Figure 3 shows the information transmission graph without data processing. It contains 38,501 nodes and 20,354 edges. If all nodes in the Coauthor dataset were displayed in Figure 3, then the picture would be black and the structure would not be visible. Therefore, only some of the nodes in the Coauthor dataset are shown in this figure. As can be seen in Figure 3, it is very difficult to process network data.

In the Coauthor dataset, the lengths of most information transmission paths are 2 or 3. Figure 4 shows the path with the maximum length in the Coauthor dataset.

By constructing a matrix according to the structure in Figure 4 and executing the algorithm proposed in this paper on this matrix, it can be found that several groups of the largest and nonsegmented information transmission paths can be found, as shown in Figure 5. As can be seen from Figure 5, all the paths are loop free and achieve the maximum coverage of all nodes. Therefore, Figure 5 verifies the accuracy of the algorithm from the perspective of visualization.

Figure 6 depicts the degree of all nodes in the maximum information propagation path. It is found that the degree of most nodes is 1, the degree of a few nodes is greater than or equal to 2, and the highest degree value is 13. Figure 6 illustrates that the algorithm achieves the maximum removal of redundant edges.

The tie coefficients between different nodes are calculated according to information transmission paths. Figure 7 shows the tie coefficient of nodes. In it, the darkness of the edges represents the correlation strengths between the node and the ego node. The darker the color is, the stronger the correlation is and vice versa. The number in the edge represents the tie strength between two connected nodes, which is the final result obtained by fusing multiple sets of maximum information transmission paths.

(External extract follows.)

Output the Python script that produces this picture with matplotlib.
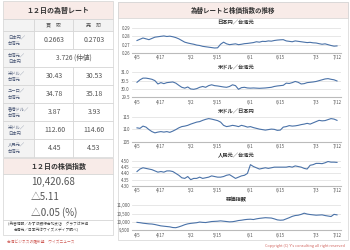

In order to analyze the experimental results, we use the following measurement parameters [10]: Precision calculated by P = tp/(tp + fp), Recall by R = tp/(tp + fn), and F1-score by F = P × R × 2/(P + R). tp is the number of correctly identified examples, tn is the number of correctly identified nonrelated examples, fn is the number of not correctly identified the related examples, and fp is the number of not correctly identified nonrelated examples. Table 2 shows a comparison of the performances of different clustering algorithms on different datasets. It displays performance comparisons of SBPR, TrustMF, PTPMF, and TieCP using different datasets. According to Table 2, we can conclude that TieCP has the most stable execution effect and the best result regarding F-Score.

6. Conclusion

The algorithm proposed in this paper calculates the intimacy degrees between users according to the information transmission matrix. Compared to some mainstream methods, our method is simple and able to identify all the maximum information transmission paths. Beyond that our algorithm is relatively more stable when dealing with different kinds of data. Due to the small computational difficulty of constructing a matrix, the algorithm proposed in this paper performs more efficiently than other algorithms.

Data Availability

The data used to support the findings of this study are included within the article.

Conflicts of Interest

The authors declare that there are no conflicts of interest regarding the publication of this paper.

Acknowledgments

This work was supported by Youth Program of the National Social Science Fund of China (Project name: Research on Online Behavior Pattern of Customers and Multidimensional Customer Insight Method under Big Data; Grant no. 19CGL024).